Bass-baritone James Demler is known for his versatile range of repertory, spanning the operatic, oratorio, concert, and popular music genres. He has been an annual favorite with Odyssey Opera, with recent roles as Pistol in Sir John in Love by Ralph Vaughn Williams, Jov in Dvorak’s Dimitrij, Pietro de Wissant in Donizetti’s L’Assedio di Calais, Geronte in Gounod’s Le Medecin Malgre Lui, Gualtiero in Pacini’s Maria, Regina D’Inghilterra, and most recently the role of Earl of Arundel in the World Premiere of Arnold Rosner’s The Chronicle of Nine, a co-production with the Grammy Award winning BMOP orchestra of Boston.
Other recent engagements have included performances with Boston Lyric Opera as the title role in Verdi’s Macbeth, Dikoy in Janacek’s Katya Kabanova, and Le Bailli in Massenet’s Werther. Mr. Demler has been featured numerous times as a soloist with the Boston Pops, with highlights that include Ralph Vaughn Williams Fantasia on Christmas Carols, and The Boston Red Sox Baseball Cantata by George Kleinsinger, conducted by Keith Lockhart as part of their City of Champions series. Internationally Mr. Demler has sung the role of Don Alfonso in a concert version of Così fan tutte with the Tuscia Opera Festival in Viterbo, Italy, and in 2016 debuted at the Concertgebouw in Bruges, Belgium, and at the Liederhalle in Stuttgart, Germany, singing the Bass solos in Verdi’s Requiem. In addition, he made his film debut as Noah in Wes Anderson’s Moonrise Kingdom, which opened the 2012 Cannes Film Festival, and was also a guest Public Address Announcer for the Boston Red Sox at Fenway Park in June, 2012.
Mr. Demler first gained national attention at Houston Grand Opera, where he appeared as Moralès in Carmen, De Bretigny in Manon, and Peter in Hansel and Gretel. He also debuted with the Houston Symphony, where he sang the role of Maestro in a concert version of Salieri’s rarely performed opera Prima la musica, poi le parole. In New York City he made his Carnegie Hall debut with the Opera Orchestra of New York as Dikson in Boieldieu’s La Dame Blanche, and has returned to that venue singing prominent roles in Donizetti’s Roberto Devereux, von Weber’s Der Freischutz and Catalani’s La Wally, all with the Opera Orchestra of New York..
Mr. Demler made his Canadian operatic debut as Sharpless in Madama Butterfly with Edmonton Opera, a role he went on to perform with Anchorage Opera. He also appeared in Anchorage as Marcello in La bohème, Valentin in Faust, a role which he debuted with the West Virginia Symphony, and he premiered songs by Pulitzer Prize-winning composer John Luther Adams with the Anchorage Symphony. He appeared as Pish-Tush in The Mikado with Chautauqua Opera, sang the role of Danilo in The Merry Widow with Palm Beach Opera, and performed Silvio in Pagliacci with Chattanooga Opera. He also made debuts with Long Beach Opera as Aeneas in Dido and Aeneas, and Bartley in Vaughn-Williams’ Riders to the Sea.

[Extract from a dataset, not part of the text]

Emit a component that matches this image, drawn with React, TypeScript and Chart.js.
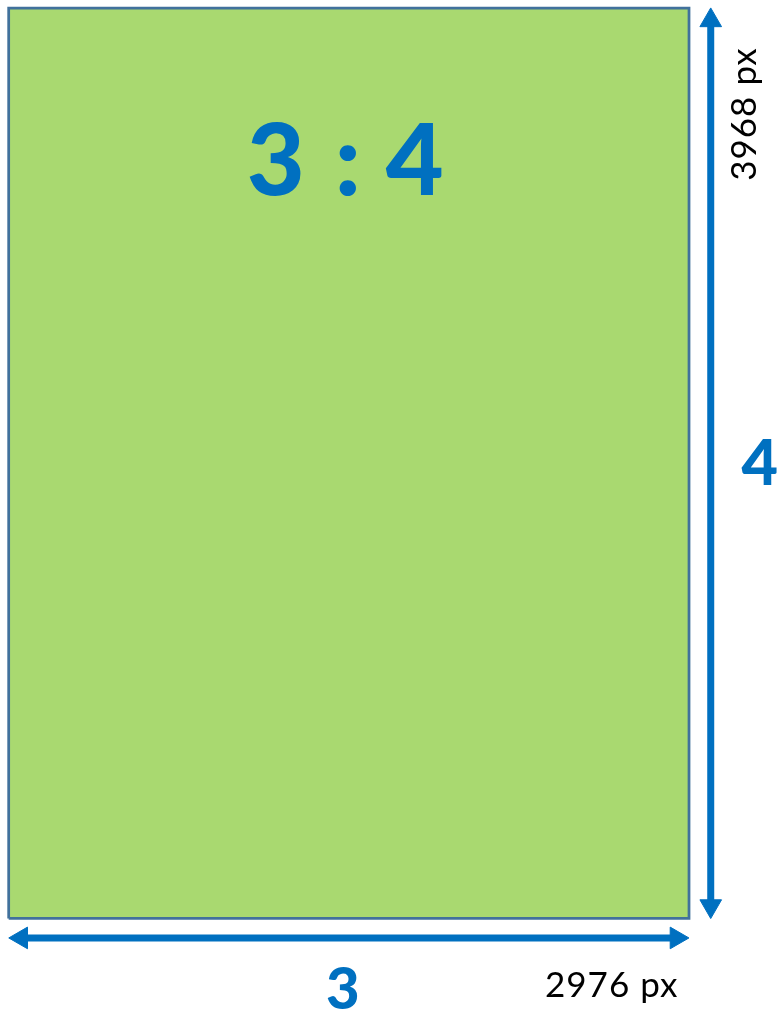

A formidable interpreter of the works of contemporary composers, Mr. Demler has premiered many new pieces, particularly those of Daron Hagen, with whom he premiered his operas Shining Brow, Bandanna, and The Antient Concert. He also created the role of Sgt. John Regan in Eric Sawyer’s The Scarlet Professor for the Five College Festival in Northhampton, Massachusetts in 2017, and most recently premiered Sawyer’s new musical My Evil Twin at the Ko Theatre Festival with his identical twin John.
Mr. Demler is featured in many recordings, including Odyssey Opera’s 2019 recording of The Importance of Being Ernest, Las Vegas Wind Orchestra’s 2000 recording of Bandanna with Albany Records, Buffalo Philharmonic Chorus and Orchestra’s 2009 Naxos recording of Shining Brow, the Boston Secession’s 2005 Brave Records recording of Totentanz, and Camerata New York’s 1995 Newport Classics recording of The Consul. He has also been featured in Boston Pops and Tanglewood Festival Chorus’s 2012 Live Radio Broadcast of Vaughn Williams’s Fantasia on Christmas Carols, played on WGBH.
Mr. Demler is an Assistant Professor of Voice at Boston University.